En réaction au revirement de Madrid, l'Algérie a suspendu sa coopération avec l'Espagne, rappelé son ambassadeur et évoqué une hausse des prix du gaz algérien livré à l'Espagne.
Un cessez-le-feu au Sahara occidental en vigueur depuis 1991 avait volé en éclats en novembre 2020 après l'agression de troupes marocaines, à l'extrême sud du territoire sahraoui occupé, contre des civils sahraouis qui bloquaient la route, ouverte illégalement, vers la Mauritanie.

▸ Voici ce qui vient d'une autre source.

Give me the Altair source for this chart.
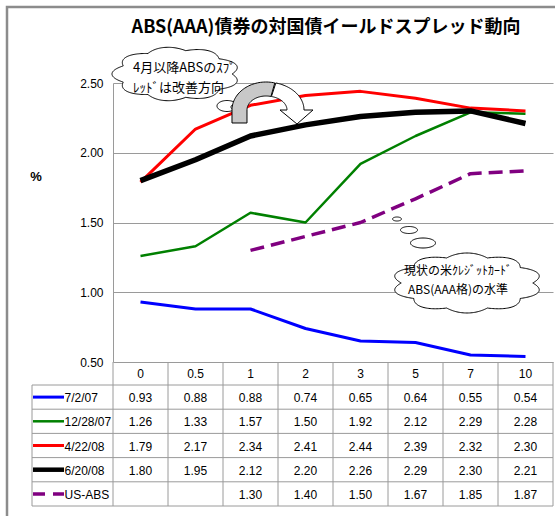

La tension est encore montée en novembre 2021 après que l'Algérie a fait état d'un bombardement marocain qui a causé la mort de trois camionneurs algériens en territoire sahraoui. Pour Fabiani, la reconnaissance par Trump de la prétendue souveraineté marocaine sur le Sahara en contrepartie d'une normalisation avec Israël, au grand dam d'Alger, a «réactivé un conflit qui était gelé pendant longtemps».
Situé sur la côte Atlantique, le Sahara occidental (266000 km2) est riche en phosphates et doté d'un littoral très poissonneux de plus de 1000 km, des ressources illégalement exploitées de manière intensive par le royaume marocain et ses parrains européens et occidentaux. «Pendant la décennie écoulée, le Maroc a lancé sa diplomatie agressive, notamment en Afrique et envers certains pays de l'Union européenne (UE) alors que l'Algérie était à la traîne», décortique Dalia Ghanem, de l'Institut d'études de sécurité de l'UE (IESUE).
L'Algérie, forte de sa richesse gazière mise en valeur par le conflit en Ukraine, «entend renforcer son rôle dans la région et devenir leader en Afrique», estime-t-elle.
L'émissaire de l'ONU pour le Sahara occidental, Staffan de Mistura, a effectué ce week-end une nouvelle visite dans la région, sans le moindre signe d'une possible reprise du dialogue en suspens depuis plusieurs années.
«Le risque d'un conflit militaire est faible car aucune des deux parties ne le souhaite. Mais cela ne doit pas être sous-estimé, il suffit d'un incident frontalier et d'un mauvais calcul», met en garde Fabiani, l'expert de l'ICG.